Desde el inicio de mi actividad docente en 1978, he impartido siempre la materia de Historia de España. Y entonces, como ahora, siempre me he referido a la etapa franquista como una dictadura, a pesar de que por aquellos años había quienes defendían otras denominaciones, y utilizaban la más aséptica de "era de Franco", divulgada a partir de un conocido libro de Ramón Tamames o también recurrían al término "régimen franquista", que tenía una nula definición ideológica. Aquel sistema dictatorial, en sus formas y en sus métodos, tenía su origen en la manera en que se desarrolló la guerra civil, y adquirió su formulación plena a partir del momento del final de la misma, de lo cual se cumplen hoy 75 años. El día 1 de abril fue mucho tiempo una de las fiestas oficiales, pues se trataba de conmemorar la victoria (con desfile militar incluido), no la paz, porque hasta sus últimos discursos Franco siempre recordó la importancia de 1936, y nunca se cumplieron sus palabras al periodista Manuel Aznar en una entrevista el último día de 1938: "Quiero sencillamente decir que yo no aspiro solamente a vencer, sino a convencer. Es más; nada o casi nada me interesaría vencer, si en ello no va el convencer. ¿Para qué serviría una victoria vacua, una victoria sin finalidades auténticas, una victoria que se consumiera a sí misma por falta de horizontes nacionales? Los españoles, todos los españoles, los que me ayudan hoy y los que hoy me combaten, se convencerán".

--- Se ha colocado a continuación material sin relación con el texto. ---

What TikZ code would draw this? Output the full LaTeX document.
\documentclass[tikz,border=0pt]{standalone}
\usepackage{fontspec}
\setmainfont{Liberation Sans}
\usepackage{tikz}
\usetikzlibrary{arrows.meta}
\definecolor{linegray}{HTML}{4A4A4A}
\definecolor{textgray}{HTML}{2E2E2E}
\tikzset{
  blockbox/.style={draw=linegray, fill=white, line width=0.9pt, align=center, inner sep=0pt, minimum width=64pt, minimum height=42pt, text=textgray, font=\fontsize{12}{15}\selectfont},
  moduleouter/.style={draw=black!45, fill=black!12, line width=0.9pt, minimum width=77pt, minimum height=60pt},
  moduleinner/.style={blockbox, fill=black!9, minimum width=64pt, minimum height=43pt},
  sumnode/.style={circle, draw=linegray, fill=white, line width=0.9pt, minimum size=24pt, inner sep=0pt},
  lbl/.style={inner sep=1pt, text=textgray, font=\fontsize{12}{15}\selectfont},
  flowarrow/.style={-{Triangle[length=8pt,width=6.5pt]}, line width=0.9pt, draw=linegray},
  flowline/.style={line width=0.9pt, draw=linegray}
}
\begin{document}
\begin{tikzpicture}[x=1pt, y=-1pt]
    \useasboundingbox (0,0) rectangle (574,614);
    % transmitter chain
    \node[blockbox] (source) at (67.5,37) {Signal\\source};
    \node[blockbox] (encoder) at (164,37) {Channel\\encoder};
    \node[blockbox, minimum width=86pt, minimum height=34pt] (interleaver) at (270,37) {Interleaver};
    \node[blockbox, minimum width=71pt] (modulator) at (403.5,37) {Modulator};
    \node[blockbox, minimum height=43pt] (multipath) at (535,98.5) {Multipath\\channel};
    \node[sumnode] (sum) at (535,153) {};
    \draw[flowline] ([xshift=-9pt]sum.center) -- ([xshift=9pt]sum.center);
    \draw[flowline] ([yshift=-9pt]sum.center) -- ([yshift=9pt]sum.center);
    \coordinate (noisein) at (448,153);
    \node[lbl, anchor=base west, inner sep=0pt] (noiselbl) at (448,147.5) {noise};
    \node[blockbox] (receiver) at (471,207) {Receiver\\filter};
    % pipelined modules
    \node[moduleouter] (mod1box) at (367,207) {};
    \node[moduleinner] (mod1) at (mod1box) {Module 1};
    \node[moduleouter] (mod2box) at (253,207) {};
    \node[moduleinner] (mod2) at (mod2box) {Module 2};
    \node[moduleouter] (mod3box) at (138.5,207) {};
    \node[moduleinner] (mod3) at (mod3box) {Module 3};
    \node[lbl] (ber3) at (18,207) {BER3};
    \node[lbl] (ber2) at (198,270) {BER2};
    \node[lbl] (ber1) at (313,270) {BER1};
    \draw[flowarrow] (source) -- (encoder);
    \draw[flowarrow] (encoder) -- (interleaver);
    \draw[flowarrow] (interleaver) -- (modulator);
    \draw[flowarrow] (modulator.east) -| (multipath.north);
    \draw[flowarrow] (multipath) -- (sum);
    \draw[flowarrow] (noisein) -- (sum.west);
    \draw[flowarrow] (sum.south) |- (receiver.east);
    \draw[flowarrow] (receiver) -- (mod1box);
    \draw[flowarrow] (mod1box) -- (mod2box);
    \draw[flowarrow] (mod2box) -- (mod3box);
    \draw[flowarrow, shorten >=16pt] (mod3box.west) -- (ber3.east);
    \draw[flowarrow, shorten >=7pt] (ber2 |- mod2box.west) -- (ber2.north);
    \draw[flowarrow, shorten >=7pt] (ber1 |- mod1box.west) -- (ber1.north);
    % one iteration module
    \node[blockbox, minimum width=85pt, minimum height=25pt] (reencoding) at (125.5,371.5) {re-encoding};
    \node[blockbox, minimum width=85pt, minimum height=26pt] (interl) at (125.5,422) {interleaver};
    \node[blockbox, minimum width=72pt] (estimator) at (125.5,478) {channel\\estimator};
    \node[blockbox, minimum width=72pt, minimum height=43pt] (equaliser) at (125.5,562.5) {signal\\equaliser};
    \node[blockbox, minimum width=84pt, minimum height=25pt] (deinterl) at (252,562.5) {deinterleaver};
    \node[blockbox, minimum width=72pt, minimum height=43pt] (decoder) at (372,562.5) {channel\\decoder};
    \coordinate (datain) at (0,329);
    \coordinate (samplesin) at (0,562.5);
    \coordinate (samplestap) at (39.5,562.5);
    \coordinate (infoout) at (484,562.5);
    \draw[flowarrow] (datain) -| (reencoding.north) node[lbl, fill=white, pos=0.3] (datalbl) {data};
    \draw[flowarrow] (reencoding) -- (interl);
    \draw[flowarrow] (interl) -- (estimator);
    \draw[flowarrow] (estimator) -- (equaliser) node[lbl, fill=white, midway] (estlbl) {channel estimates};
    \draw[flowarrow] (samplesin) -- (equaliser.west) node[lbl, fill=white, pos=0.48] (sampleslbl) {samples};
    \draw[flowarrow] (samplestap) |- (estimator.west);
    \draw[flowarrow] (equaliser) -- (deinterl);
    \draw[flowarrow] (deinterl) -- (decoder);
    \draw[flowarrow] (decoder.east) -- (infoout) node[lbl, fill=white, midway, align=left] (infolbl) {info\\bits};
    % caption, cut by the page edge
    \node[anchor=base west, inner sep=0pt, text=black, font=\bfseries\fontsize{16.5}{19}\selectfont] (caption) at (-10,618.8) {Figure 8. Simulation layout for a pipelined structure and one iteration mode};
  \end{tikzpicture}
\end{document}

Al leer esas palabras resulta imposible no recordar las de Unamuno, cuando el 12 de octubre de 1936 señalaba que a los sublevados les resultaría difícil convencer porque no serían capaces de persuadir. Aquello supuso su destitución como rector de la Universidad de Salamanca, y la muerte dos meses después. Por cierto, que en la citada entrevista, Franco resaltaba el papel de los marroquíes en la guerra y hacía una promesa: "Y en Córdoba he de construir una Universidad de Estudios Superiores Orientales, donde los estudiantes musulmanes hallen ocasión de investigar acerca de antiguos esplendores de su civilización". Pero la realidad fue que con el final de la guerra se inició una historia de manipulación del pasado: para hacer referencia al conflicto de 1936-39 se utilizaban términos como "cruzada" o "guerra de liberación", y tan solo muchos años después se pudo hablar de "guerra civil". El franquismo nunca olvidó que debía su legitimidad a una acción violenta, no le preocupaba tanto la paz como señalar quiénes habían sido los vencedores y quiénes los perdedores, porque la guerra no finalizó con un acuerdo, sino con la imposición de los sublevados, por ello aunque se hablase de paz, como indica Paloma Aguilar, era "una paz casi agresiva".

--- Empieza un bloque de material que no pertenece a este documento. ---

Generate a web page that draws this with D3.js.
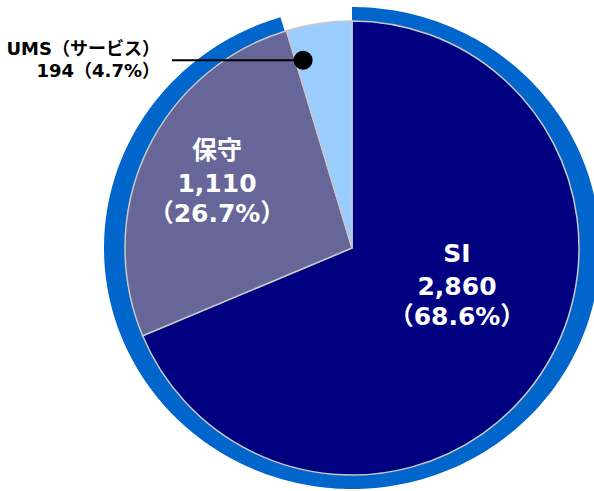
<!DOCTYPE html>
<html>
<head>
<meta charset="utf-8">
<script src="https://cdn.jsdelivr.net/npm/d3@7"></script>
<style>
  html, body { margin: 0; padding: 0; background: #fff; }
  svg { display: block; }
  text { font-family: "DejaVu Sans", "Noto Sans CJK JP", sans-serif; font-weight: bold; }
</style>
</head>
<body>
<svg id="chart" width="594" height="491"></svg>
<script>
// Sales breakdown by segment
const categories = ["SI", "保守", "UMS（サービス）"];
const values = [2860, 1110, 194];
const shareLabels = ["68.6%", "26.7%", "4.7%"];
const colors = ["#000080", "#666699", "#99ccff"];
const ringColor = "#0066cc";

const width = 594, height = 491;
const cx = 352, cy = 248;
const R = 227;          // pie radius
const ringRx = 248, ringRy = 241;  // outer ellipse of the surrounding band

const svg = d3.select("#chart");
const g = svg.append("g").attr("transform", `translate(${cx},${cy})`);

const data = categories.map((c, i) => ({ name: c, value: values[i], share: shareLabels[i], color: colors[i] }));
const pie = d3.pie().value(d => d.value).sort(null);
const arcs = pie(data);
const arc = d3.arc().innerRadius(0).outerRadius(R);

// Outer band behind SI and 保守 (stops where the UMS slice begins)
const bandEnd = arcs[2].startAngle;
const bandPts = [[0, 0]].concat(
  d3.range(0, 361).map(k => {
    const a = bandEnd * k / 360;
    return [ringRx * Math.sin(a), -ringRy * Math.cos(a)];
  })
);
g.append("path")
  .attr("d", d3.line()(bandPts) + "Z")
  .attr("fill", ringColor);

// Slices
g.selectAll("path.slice")
  .data(arcs)
  .join("path")
  .attr("class", "slice")
  .attr("d", arc)
  .attr("fill", d => d.data.color)
  .attr("stroke", "#c8c8c8")
  .attr("stroke-width", 1.5);

const fmt = d3.format(",");

// Labels inside the two large slices
const inside = [
  { d: arcs[0], x: 105, y: 46 },
  { d: arcs[1], x: -135, y: -57 }
];
inside.forEach(({ d, x, y }) => {
  const t = g.append("text")
    .attr("text-anchor", "middle")
    .attr("fill", "#fff")
    .attr("font-size", 25)
    .attr("x", x)
    .attr("y", y);
  t.append("tspan").attr("x", x).attr("dy", "-1.3em").text(d.data.name);
  t.append("tspan").attr("x", x).attr("dy", "1.35em").text(fmt(d.data.value));
  t.append("tspan").attr("x", x).attr("dy", "1.2em").text("（" + d.data.share + "）");
});

// Leader line and callout for the small UMS slice
const ums = arcs[2];
const anchorAngle = ums.startAngle + 0.13 * (ums.endAngle - ums.startAngle);
const [ax, ay] = d3.pointRadial(anchorAngle, 0.855 * R);
g.append("line")
  .attr("x1", 172 - cx).attr("y1", ay)
  .attr("x2", ax).attr("y2", ay)
  .attr("stroke", "#000").attr("stroke-width", 2);
g.append("circle")
  .attr("cx", ax).attr("cy", ay).attr("r", 9.5)
  .attr("fill", "#000");

const callout = svg.append("text")
  .attr("text-anchor", "end")
  .attr("fill", "#000")
  .attr("font-size", 18);
callout.append("tspan").attr("x", 160).attr("y", 55).text(ums.data.name);
callout.append("tspan").attr("x", 160).attr("y", 77).text(fmt(ums.data.value) + "（" + ums.data.share + "）");
</script>
</body>
</html>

Pasados setenta y cinco años, aún queda por resolver cómo encajar la memoria de la guerra en la sociedad española, pues en muchos sectores de la misma no se han superado los maniqueísmos a la hora de interpretar el conflicto. Debemos admitir que toda guerra civil es una tragedia, máxime cuando uno de los dos busca la eliminación absoluta del otro y que en política no hay mayor maldad que la de negar a los ciudadanos sus derechos. Cabría recordar las palabras que en La velada en Benicarló pone Azaña en boca del diputado Garcés: "Ninguna política puede fundarse en la decisión de exterminar al adversario. Es locura, y en todo caso irrealizable. No hablo de su ilicitud, porque en tal estado de frenesí nadie admite una calificación moral. Millares de personas pueden perecer, pero no el sentimiento que las anima. Me dirán que exterminados cuantos sienten de cierta manera, tal sentimiento desaparecerá, no habiendo más personas para llevarlo. Pero el aniquilamiento es imposible y el hecho mismo de acometerlo propala lo que se pretende desarraigar".